A year after the Bank of England governor hinted that U.K. interest rates could increase within months, money markets are projecting officials will maintain the benchmark cost of borrowing at a record low until the summer of 2016.
At the Mansion House dinner last year, Carney told households and businesses to prepare for a rate increase “sooner than markets currently expect,” prompting investors to shift bets on a move to February 2015 from May. Since then, inflation has evaporated and the economy is struggling to rebound from its weakest quarterly performance since 2012.
“This time around I am not all that certain he wants to inject any more volatility into the market,” said Peter Kinsella, a senior currency strategist at Commerzbank AG in London.
Investors are only fully pricing a quarter-point rate increase from the current 0.5 percent by July 2016, according to Sonia fixings data provided by ICAP Plc. That’s five months later than projected earlier this year.
Carney’s communication skills have fallen short of the hype that accompanied his July 2013 arrival in the U.K. He had to rethink his forward guidance linking monetary policy to the labor market after unemployment fell faster than forecast, while the need to unwind his Mansion House message even led to him being dubbed an “unreliable boyfriend” by one lawmaker.
Despite the labor market continuing to strengthen, inflation fell below zero in April for the first time in half a century. Economic growth slowed to 0.3 percent in the first quarter from 0.6 percent in the previous three months and BOE officials estimate spare capacity -- the economy’s room to grow without triggering faster inflation -- will persist for another year.

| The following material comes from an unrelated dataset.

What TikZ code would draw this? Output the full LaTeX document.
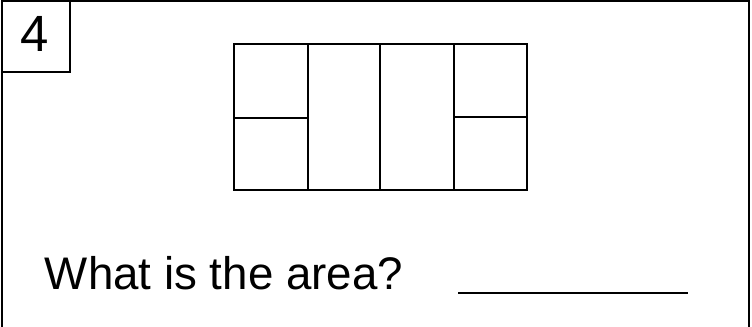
\documentclass[tikz,border=0pt]{standalone}
\usepackage{fontspec}
\setmainfont{Liberation Sans}
\begin{document}
\begin{tikzpicture}[x=0.02cm,y=-0.02cm,line width=1.1pt]
      \useasboundingbox (0,0) rectangle (752,327) ;
      % frame and number box
      \draw (2,330)--(2,1)--(749,1)--(749,330) ;
      \draw[line width=1.6pt] (2,1)--(2,330) ;
      \draw (2,72)--(70,72)--(70,1) ;
      \node[inner sep=0pt,font=\fontsize{29}{32}\selectfont] %
      (num) at (35,34) {4} ;
      % rectangle cut in pieces
      \draw (234,44) rectangle (527,190) ;
      \foreach \x in {308,380,454}
        \draw (\x,44)--(\x,190) ;
      \draw (234,118)--(308,118) ;
      \draw (454,117)--(527,117) ;
      % question and answer line
      \node[inner sep=0pt,anchor=base west,font=\fontsize{26}{30}\selectfont] %
      (ask) at (44,290) {What is the area?} ;
      \coordinate (ansA) at (458,293) ;
      \coordinate (ansB) at (688,293) ;
      \draw (ansA)--(ansB) ;
    \end{tikzpicture}
\end{document}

“Data has suggested that the U.K. has settled into a slower pace of growth,” said Jane Foley, a senior currency strategist at Rabobank International in London. “So any acknowledgment of that by Carney could undermine sterling.”
The pound has appreciated more than 9 percent versus the euro since Carney’s speech last June. It was at 73.02 pence per euro as of 2:35 p.m. in London on Wednesday, having reached 70.14 pence in March, the strongest level since November 2007. Sterling was at $1.5522, down from $1.6929 on June 12, 2014.
Carney issued his warning on interest rates just days before oil began a retreat that had wiped 60 percent off its price by the start of 2015. U.K. consumer prices fell an annual 0.1 percent in April, the first negative rate since 1960. Officials see inflation returning to their 2 target in the second quarter of 2017.
U.K. government bonds advanced in the past 12 months, with the benchmark 10-year yield falling about 60 basis points, or 0.6 percentage point, to 2.14 percent on Wednesday. It touched a record-low 1.33 percent in January.
With the Greek crisis overshadowing the European economy, the Monetary Policy Committee has united in recent months over the need to keep the U.K. benchmark at 0.5 percent, its level since March 2009, after a two-person minority argued for an increase at the end of last year.
“The BOE has moved the goalposts for a rate hike repeatedly over the last 21 months,” Daniel Vernazza, a London-based economist at UniCredit SpA, wrote in a report to clients last week.